Sure enough, visiting Stratford upon Avon kindled in me a renewed interest to study the works of Shakespeare; In 2003, witnessing the terra cotta soldiers in Xi’an offered an up-close view of the Qin dynasty’s strength; and in 2004, touring the Miramare Castle in Trieste provided a personal perspective into the life of Emperor Maximillian whom I studied the year before in European history.

triese
On the grounds of the Miramare Castle in Trieste, Italy.

Lessons Learned

Outside of the historical lessons that each destination offered, there were valuable lessons to be learned in the planning of trips, too.  It’s only now, as an adult, when I’ve had to plan and budget for my own trips that I realize the painstaking effort and money that is required to put together a family vacation. There’s a lot that goes into it, and travel requires patience, plenty of research and planning for contingencies. Situations hardly ever go as expected. Flights are delayed, baggage is lost, and weather is fickle to cooperate.

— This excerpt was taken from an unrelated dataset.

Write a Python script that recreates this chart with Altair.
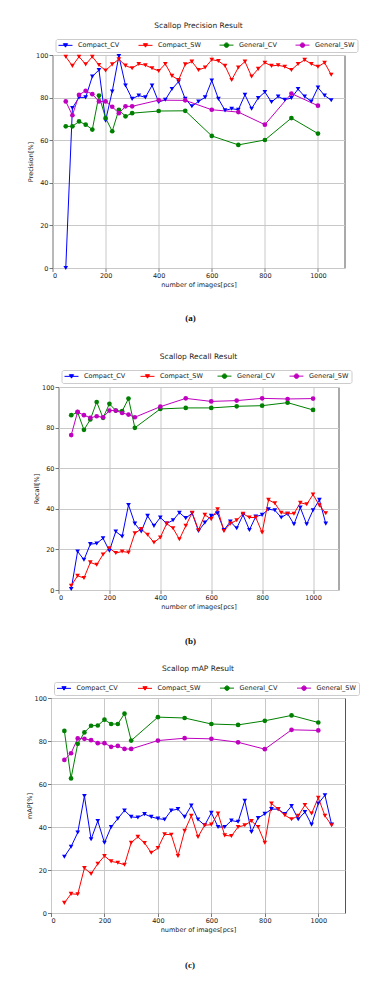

When I was a child sitting impatiently in the airplane seat, my dad would tell me to pick up the airplane magazine and study the maps– not only of the country to which were traveling, but also of its airport. At the age of 9, I didn’t find this very interesting or useful. Now, in my 30s, when my husband travels with me and says, “Our departure gate is far from our arrival gate–we’ll have to run to catch our next flight,” I realize it’s because HE has studied the airport map. It’s only then that my dad’s words ring in my ear, and I recognize why that information was useful.

usvi
U.S. Virgin Islands 2008

The traveler that I am today and my interest in exploring the world is completely due to my dad. When I was offered a job in Guam in 2009, I knew I could count on my dad’s support and enthusiasm for travel and adventure to take the post. And of course, with my father’s orchestration, my family even managed to visit me three times in the two years that I lived there. Suddenly, and temporarily, Guam had surpassed Hawaii as my dad’s favorite vacation spot.

pagat
Blurry photo– but one of my favorites–  of us hiking the Pagat trail in Guam.

If it weren’t for his extensive experience, knowledge and passion for travel, as well as his great love for his family, we never would have experienced even a fraction of what we did. I realize that these were privileges he extended to us, and I hope that I am as fortunate and successful one day to offer the same opportunities to my kids in the future.

With that, a happy Father’s Day to all the dads out there,  but to one in particular, for not only showing me, but giving me, the world.